━━━ Dataset excerpt ━━━
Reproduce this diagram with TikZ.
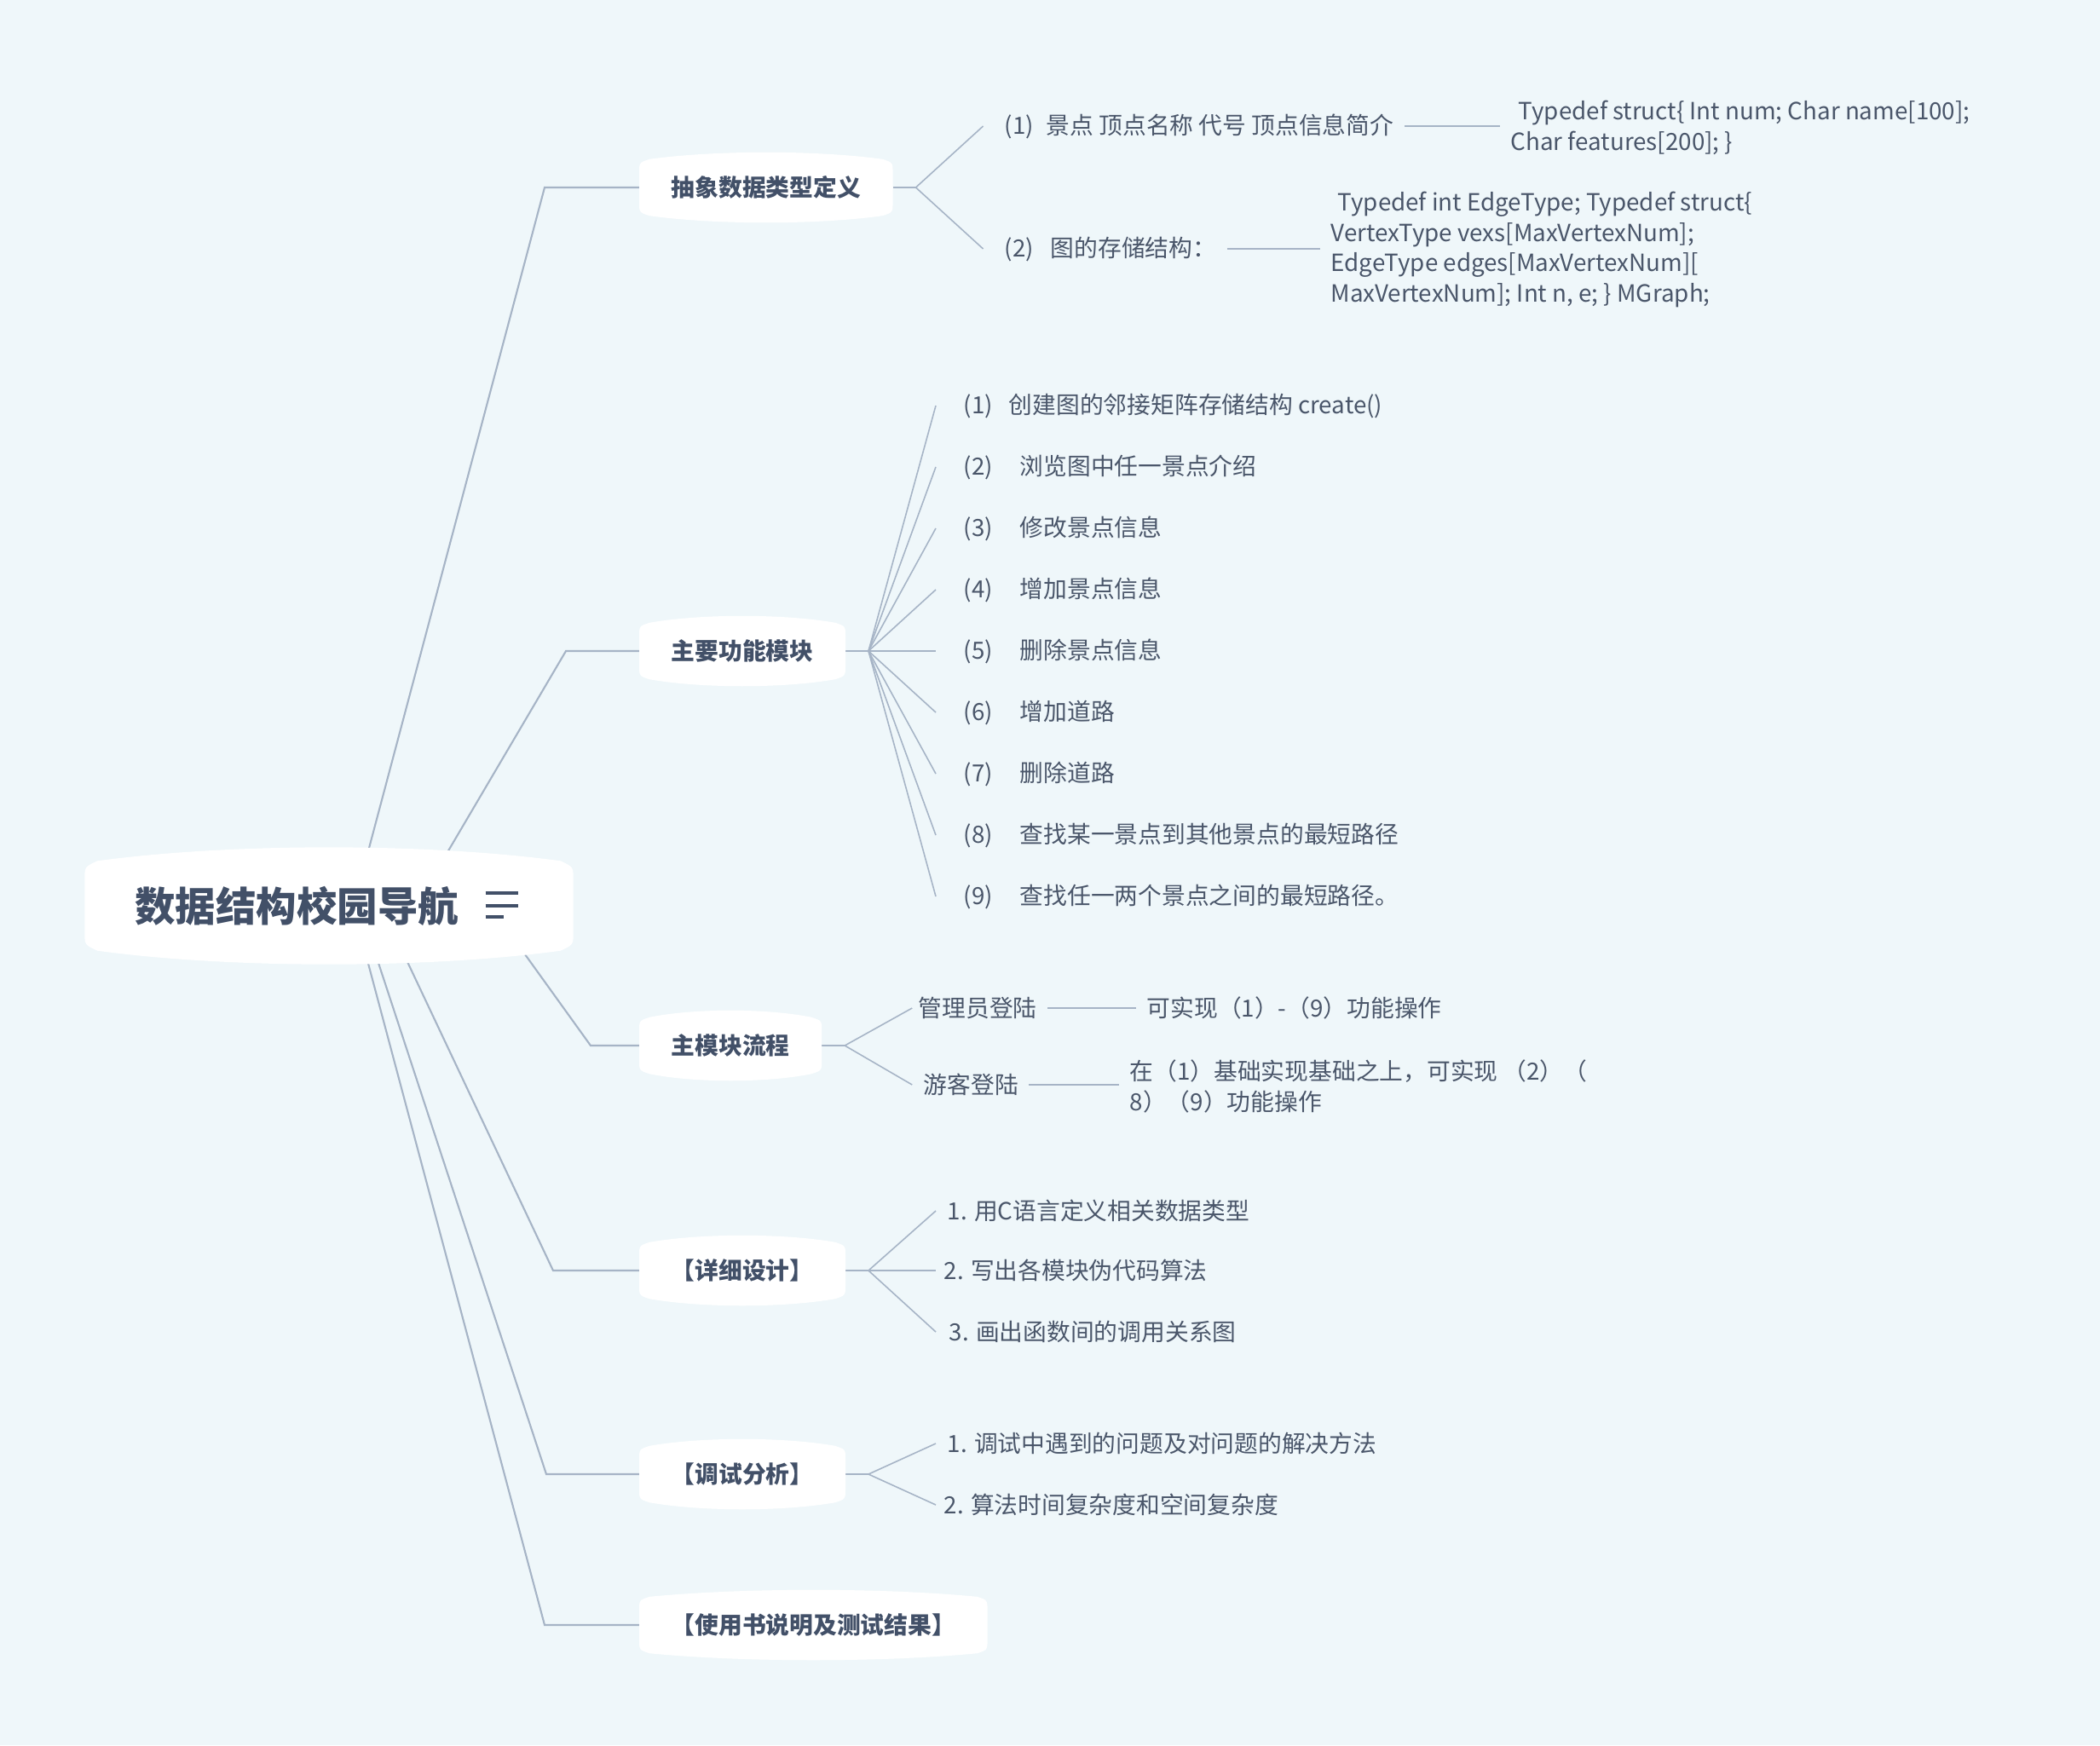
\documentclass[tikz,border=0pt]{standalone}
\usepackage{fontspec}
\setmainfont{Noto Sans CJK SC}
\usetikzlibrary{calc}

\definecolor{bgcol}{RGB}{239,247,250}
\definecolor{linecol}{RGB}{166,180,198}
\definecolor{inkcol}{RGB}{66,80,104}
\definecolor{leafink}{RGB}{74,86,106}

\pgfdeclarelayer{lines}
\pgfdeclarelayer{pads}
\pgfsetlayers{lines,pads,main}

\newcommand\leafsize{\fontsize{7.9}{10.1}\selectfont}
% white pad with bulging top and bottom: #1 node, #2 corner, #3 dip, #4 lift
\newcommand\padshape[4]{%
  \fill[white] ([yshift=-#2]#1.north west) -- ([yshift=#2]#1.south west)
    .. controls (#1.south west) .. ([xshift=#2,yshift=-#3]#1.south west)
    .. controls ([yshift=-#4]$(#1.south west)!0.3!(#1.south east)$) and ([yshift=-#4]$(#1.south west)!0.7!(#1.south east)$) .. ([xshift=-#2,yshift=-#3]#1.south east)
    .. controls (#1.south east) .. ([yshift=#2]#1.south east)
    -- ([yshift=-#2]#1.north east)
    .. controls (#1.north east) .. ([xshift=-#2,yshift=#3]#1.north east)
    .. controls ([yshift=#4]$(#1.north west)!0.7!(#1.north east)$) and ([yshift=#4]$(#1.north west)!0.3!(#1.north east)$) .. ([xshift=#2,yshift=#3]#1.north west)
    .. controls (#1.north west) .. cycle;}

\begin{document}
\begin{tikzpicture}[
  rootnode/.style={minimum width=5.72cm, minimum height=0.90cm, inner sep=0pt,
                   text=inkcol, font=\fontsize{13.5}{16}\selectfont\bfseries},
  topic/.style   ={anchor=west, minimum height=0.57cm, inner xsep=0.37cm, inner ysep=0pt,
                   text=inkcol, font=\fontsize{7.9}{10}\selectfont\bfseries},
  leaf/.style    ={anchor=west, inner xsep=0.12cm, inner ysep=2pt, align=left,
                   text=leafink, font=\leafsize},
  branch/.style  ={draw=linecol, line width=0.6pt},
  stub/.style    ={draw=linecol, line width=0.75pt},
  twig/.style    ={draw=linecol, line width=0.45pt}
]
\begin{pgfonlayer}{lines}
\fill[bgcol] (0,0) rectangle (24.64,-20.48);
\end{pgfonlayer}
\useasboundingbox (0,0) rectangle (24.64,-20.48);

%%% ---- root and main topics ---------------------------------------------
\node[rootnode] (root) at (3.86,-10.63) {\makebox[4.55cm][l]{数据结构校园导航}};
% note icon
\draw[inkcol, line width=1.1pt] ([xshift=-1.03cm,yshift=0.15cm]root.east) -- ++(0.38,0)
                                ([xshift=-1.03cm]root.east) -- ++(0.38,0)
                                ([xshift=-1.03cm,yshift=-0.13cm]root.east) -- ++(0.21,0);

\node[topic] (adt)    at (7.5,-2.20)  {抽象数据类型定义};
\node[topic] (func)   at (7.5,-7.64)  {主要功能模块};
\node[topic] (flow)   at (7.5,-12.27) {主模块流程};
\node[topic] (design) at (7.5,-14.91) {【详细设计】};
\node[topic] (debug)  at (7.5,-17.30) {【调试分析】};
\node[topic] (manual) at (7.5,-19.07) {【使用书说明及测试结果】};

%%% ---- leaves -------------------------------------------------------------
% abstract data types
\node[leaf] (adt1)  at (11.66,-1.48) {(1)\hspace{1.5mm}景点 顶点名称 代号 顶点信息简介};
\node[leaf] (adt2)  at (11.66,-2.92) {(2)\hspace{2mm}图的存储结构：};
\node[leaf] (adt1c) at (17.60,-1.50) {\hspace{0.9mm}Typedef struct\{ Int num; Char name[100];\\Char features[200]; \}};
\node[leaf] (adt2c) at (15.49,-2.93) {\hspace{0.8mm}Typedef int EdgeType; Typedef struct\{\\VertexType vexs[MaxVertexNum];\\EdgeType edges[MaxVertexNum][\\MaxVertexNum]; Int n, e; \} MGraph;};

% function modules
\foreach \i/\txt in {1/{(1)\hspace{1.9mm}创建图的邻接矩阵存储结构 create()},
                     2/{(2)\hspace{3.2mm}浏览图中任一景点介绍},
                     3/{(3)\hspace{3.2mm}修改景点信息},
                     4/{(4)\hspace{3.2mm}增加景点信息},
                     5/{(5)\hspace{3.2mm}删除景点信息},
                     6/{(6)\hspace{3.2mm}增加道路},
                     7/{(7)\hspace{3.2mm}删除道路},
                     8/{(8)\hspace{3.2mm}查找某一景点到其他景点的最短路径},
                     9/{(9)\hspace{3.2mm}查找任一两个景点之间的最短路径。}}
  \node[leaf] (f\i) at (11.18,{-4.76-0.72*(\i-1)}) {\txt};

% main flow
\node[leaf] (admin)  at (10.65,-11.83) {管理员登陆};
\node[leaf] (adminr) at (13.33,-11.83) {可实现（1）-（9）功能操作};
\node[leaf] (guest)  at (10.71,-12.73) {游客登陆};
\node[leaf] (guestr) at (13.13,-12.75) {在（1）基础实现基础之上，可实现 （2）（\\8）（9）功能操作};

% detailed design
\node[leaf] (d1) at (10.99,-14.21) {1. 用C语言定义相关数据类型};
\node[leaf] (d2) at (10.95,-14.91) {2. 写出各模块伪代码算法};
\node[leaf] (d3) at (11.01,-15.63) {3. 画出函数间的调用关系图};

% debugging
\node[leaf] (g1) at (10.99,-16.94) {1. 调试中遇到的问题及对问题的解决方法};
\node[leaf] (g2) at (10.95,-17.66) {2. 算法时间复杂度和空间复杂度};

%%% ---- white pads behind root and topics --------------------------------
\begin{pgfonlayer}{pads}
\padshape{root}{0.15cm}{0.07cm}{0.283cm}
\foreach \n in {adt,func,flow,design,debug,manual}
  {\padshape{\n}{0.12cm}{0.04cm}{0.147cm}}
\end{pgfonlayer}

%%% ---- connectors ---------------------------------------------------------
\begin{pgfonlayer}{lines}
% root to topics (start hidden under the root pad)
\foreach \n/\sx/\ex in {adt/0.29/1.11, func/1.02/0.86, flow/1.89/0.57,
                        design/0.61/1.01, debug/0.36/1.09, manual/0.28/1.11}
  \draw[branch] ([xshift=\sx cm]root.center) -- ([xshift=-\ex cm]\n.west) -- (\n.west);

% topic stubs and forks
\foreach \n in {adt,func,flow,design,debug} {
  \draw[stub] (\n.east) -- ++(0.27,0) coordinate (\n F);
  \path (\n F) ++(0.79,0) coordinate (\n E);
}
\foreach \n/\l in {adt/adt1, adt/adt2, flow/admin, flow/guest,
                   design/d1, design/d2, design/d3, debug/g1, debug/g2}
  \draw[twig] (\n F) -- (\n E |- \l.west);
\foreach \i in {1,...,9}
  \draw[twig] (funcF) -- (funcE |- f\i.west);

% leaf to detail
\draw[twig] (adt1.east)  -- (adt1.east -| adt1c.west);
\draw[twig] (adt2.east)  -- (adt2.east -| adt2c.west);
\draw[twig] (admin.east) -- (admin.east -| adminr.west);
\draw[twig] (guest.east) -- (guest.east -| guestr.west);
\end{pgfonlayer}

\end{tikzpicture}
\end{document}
━━━
Exercise description:
Give an exact copy of the material, leaving out every picture.

Output of the task:
Reproduce this diagram with TikZ.
\documentclass[tikz,border=0pt]{standalone}
\usepackage{fontspec}
\setmainfont{Noto Sans CJK SC}
\usetikzlibrary{calc}

\definecolor{bgcol}{RGB}{239,247,250}
\definecolor{linecol}{RGB}{166,180,198}
\definecolor{inkcol}{RGB}{66,80,104}
\definecolor{leafink}{RGB}{74,86,106}

\pgfdeclarelayer{lines}
\pgfdeclarelayer{pads}
\pgfsetlayers{lines,pads,main}

\newcommand\leafsize{\fontsize{7.9}{10.1}\selectfont}
% white pad with bulging top and bottom: #1 node, #2 corner, #3 dip, #4 lift
\newcommand\padshape[4]{%
  \fill[white] ([yshift=-#2]#1.north west) -- ([yshift=#2]#1.south west)
    .. controls (#1.south west) .. ([xshift=#2,yshift=-#3]#1.south west)
    .. controls ([yshift=-#4]$(#1.south west)!0.3!(#1.south east)$) and ([yshift=-#4]$(#1.south west)!0.7!(#1.south east)$) .. ([xshift=-#2,yshift=-#3]#1.south east)
    .. controls (#1.south east) .. ([yshift=#2]#1.south east)
    -- ([yshift=-#2]#1.north east)
    .. controls (#1.north east) .. ([xshift=-#2,yshift=#3]#1.north east)
    .. controls ([yshift=#4]$(#1.north west)!0.7!(#1.north east)$) and ([yshift=#4]$(#1.north west)!0.3!(#1.north east)$) .. ([xshift=#2,yshift=#3]#1.north west)
    .. controls (#1.north west) .. cycle;}

\begin{document}
\begin{tikzpicture}[
  rootnode/.style={minimum width=5.72cm, minimum height=0.90cm, inner sep=0pt,
                   text=inkcol, font=\fontsize{13.5}{16}\selectfont\bfseries},
  topic/.style   ={anchor=west, minimum height=0.57cm, inner xsep=0.37cm, inner ysep=0pt,
                   text=inkcol, font=\fontsize{7.9}{10}\selectfont\bfseries},
  leaf/.style    ={anchor=west, inner xsep=0.12cm, inner ysep=2pt, align=left,
                   text=leafink, font=\leafsize},
  branch/.style  ={draw=linecol, line width=0.6pt},
  stub/.style    ={draw=linecol, line width=0.75pt},
  twig/.style    ={draw=linecol, line width=0.45pt}
]
\begin{pgfonlayer}{lines}
\fill[bgcol] (0,0) rectangle (24.64,-20.48);
\end{pgfonlayer}
\useasboundingbox (0,0) rectangle (24.64,-20.48);

%%% ---- root and main topics ---------------------------------------------
\node[rootnode] (root) at (3.86,-10.63) {\makebox[4.55cm][l]{数据结构校园导航}};
% note icon
\draw[inkcol, line width=1.1pt] ([xshift=-1.03cm,yshift=0.15cm]root.east) -- ++(0.38,0)
                                ([xshift=-1.03cm]root.east) -- ++(0.38,0)
                                ([xshift=-1.03cm,yshift=-0.13cm]root.east) -- ++(0.21,0);

\node[topic] (adt)    at (7.5,-2.20)  {抽象数据类型定义};
\node[topic] (func)   at (7.5,-7.64)  {主要功能模块};
\node[topic] (flow)   at (7.5,-12.27) {主模块流程};
\node[topic] (design) at (7.5,-14.91) {【详细设计】};
\node[topic] (debug)  at (7.5,-17.30) {【调试分析】};
\node[topic] (manual) at (7.5,-19.07) {【使用书说明及测试结果】};

%%% ---- leaves -------------------------------------------------------------
% abstract data types
\node[leaf] (adt1)  at (11.66,-1.48) {(1)\hspace{1.5mm}景点 顶点名称 代号 顶点信息简介};
\node[leaf] (adt2)  at (11.66,-2.92) {(2)\hspace{2mm}图的存储结构：};
\node[leaf] (adt1c) at (17.60,-1.50) {\hspace{0.9mm}Typedef struct\{ Int num; Char name[100];\\Char features[200]; \}};
\node[leaf] (adt2c) at (15.49,-2.93) {\hspace{0.8mm}Typedef int EdgeType; Typedef struct\{\\VertexType vexs[MaxVertexNum];\\EdgeType edges[MaxVertexNum][\\MaxVertexNum]; Int n, e; \} MGraph;};

% function modules
\foreach \i/\txt in {1/{(1)\hspace{1.9mm}创建图的邻接矩阵存储结构 create()},
                     2/{(2)\hspace{3.2mm}浏览图中任一景点介绍},
                     3/{(3)\hspace{3.2mm}修改景点信息},
                     4/{(4)\hspace{3.2mm}增加景点信息},
                     5/{(5)\hspace{3.2mm}删除景点信息},
                     6/{(6)\hspace{3.2mm}增加道路},
                     7/{(7)\hspace{3.2mm}删除道路},
                     8/{(8)\hspace{3.2mm}查找某一景点到其他景点的最短路径},
                     9/{(9)\hspace{3.2mm}查找任一两个景点之间的最短路径。}}
  \node[leaf] (f\i) at (11.18,{-4.76-0.72*(\i-1)}) {\txt};

% main flow
\node[leaf] (admin)  at (10.65,-11.83) {管理员登陆};
\node[leaf] (adminr) at (13.33,-11.83) {可实现（1）-（9）功能操作};
\node[leaf] (guest)  at (10.71,-12.73) {游客登陆};
\node[leaf] (guestr) at (13.13,-12.75) {在（1）基础实现基础之上，可实现 （2）（\\8）（9）功能操作};

% detailed design
\node[leaf] (d1) at (10.99,-14.21) {1. 用C语言定义相关数据类型};
\node[leaf] (d2) at (10.95,-14.91) {2. 写出各模块伪代码算法};
\node[leaf] (d3) at (11.01,-15.63) {3. 画出函数间的调用关系图};

% debugging
\node[leaf] (g1) at (10.99,-16.94) {1. 调试中遇到的问题及对问题的解决方法};
\node[leaf] (g2) at (10.95,-17.66) {2. 算法时间复杂度和空间复杂度};

%%% ---- white pads behind root and topics --------------------------------
\begin{pgfonlayer}{pads}
\padshape{root}{0.15cm}{0.07cm}{0.283cm}
\foreach \n in {adt,func,flow,design,debug,manual}
  {\padshape{\n}{0.12cm}{0.04cm}{0.147cm}}
\end{pgfonlayer}

%%% ---- connectors ---------------------------------------------------------
\begin{pgfonlayer}{lines}
% root to topics (start hidden under the root pad)
\foreach \n/\sx/\ex in {adt/0.29/1.11, func/1.02/0.86, flow/1.89/0.57,
                        design/0.61/1.01, debug/0.36/1.09, manual/0.28/1.11}
  \draw[branch] ([xshift=\sx cm]root.center) -- ([xshift=-\ex cm]\n.west) -- (\n.west);

% topic stubs and forks
\foreach \n in {adt,func,flow,design,debug} {
  \draw[stub] (\n.east) -- ++(0.27,0) coordinate (\n F);
  \path (\n F) ++(0.79,0) coordinate (\n E);
}
\foreach \n/\l in {adt/adt1, adt/adt2, flow/admin, flow/guest,
                   design/d1, design/d2, design/d3, debug/g1, debug/g2}
  \draw[twig] (\n F) -- (\n E |- \l.west);
\foreach \i in {1,...,9}
  \draw[twig] (funcF) -- (funcE |- f\i.west);

% leaf to detail
\draw[twig] (adt1.east)  -- (adt1.east -| adt1c.west);
\draw[twig] (adt2.east)  -- (adt2.east -| adt2c.west);
\draw[twig] (admin.east) -- (admin.east -| adminr.west);
\draw[twig] (guest.east) -- (guest.east -| guestr.west);
\end{pgfonlayer}

\end{tikzpicture}
\end{document}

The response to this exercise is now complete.